O caráter suprapartidário ficará nítido caso
se confirme a adesão do economista Luiz Carlos Bresser-Pereira, ex-ministro de FHC, hoje
crítico da oposição, e o jurista Cláudio Lembo, ex-governador de São Paulo. Não
é de hoje, os dois disparam contra a insurgência reacionária. Segundo
Bresser-Pereira, a distribuição de renda nos governos Lula e Dilma produziu um
ódio de classe contra o PT por parte dos ricos e de uma “classe média que virou
muito conservadora, infelizmente”. Ele aponta o fim do pacto nacional-popular
da era Lula. Lembo, que esteve no debate de abril no sindicato dos engenheiros,
repele o “Fora Dilma” e os clamores em prol da volta dos militares ao poder.
“Há uma coisa diabólica acontecendo no Brasil”, resume.
Um dos combustíveis da Frente, o desgaste do PT, é
reconhecido até por petistas. Não por acaso o ex-ministro e ex-governador Tarso
Genro tornou-se um aliado de primeira hora da proposta e tem se reunido com
frequência com Amaral. “A Frente é fundamental para neutralizar o antipetismo
instrumentalizado por setores reacionários. Por isso o PT não pode estar
sozinho, tem de estar ao lado de outras forças democráticas e populares”,
considera o deputado Alessandro Molon, outro participante das discussões.

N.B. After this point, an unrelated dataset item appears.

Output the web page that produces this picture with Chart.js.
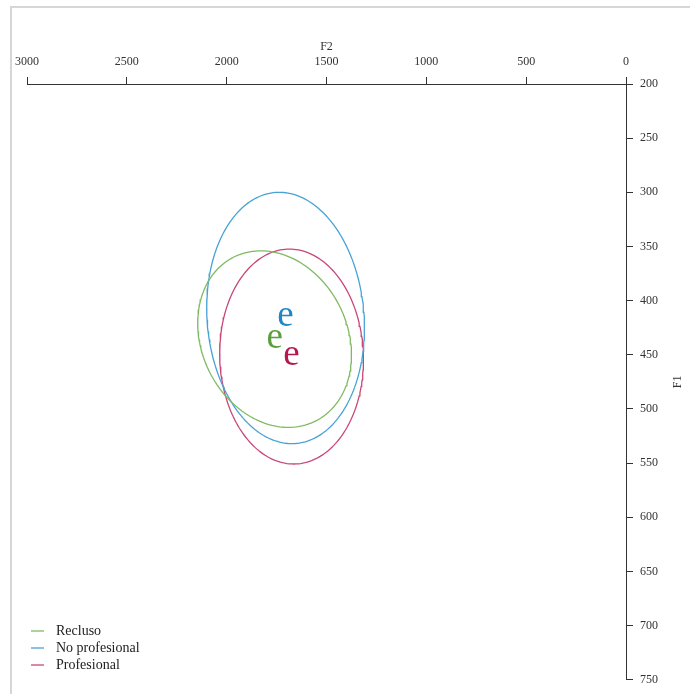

O papel mais importante do
movimento, enxerga Molon, é enfrentar os retrocessos da Câmara dos Deputados,
que sob a regência do peemedebista Eduardo Cunha adotou uma pauta marcadamente
retrógrada, incluídas a terceirização total do mercado de trabalho, a revogação
do Estatuto do Desarmamento e a constitucionalização das doações empresariais
de campanha. “Os maiores riscos de retrocesso hoje estão na Câmara. Há
conquistas com as quais sonhamos, mas a situação da Câmara é tão grave, que
impedir retrocessos já será uma vitória.” A proposta da Frente mostra, enfim,
que uma ala progressista da sociedade decidiu reagir. Já era hora.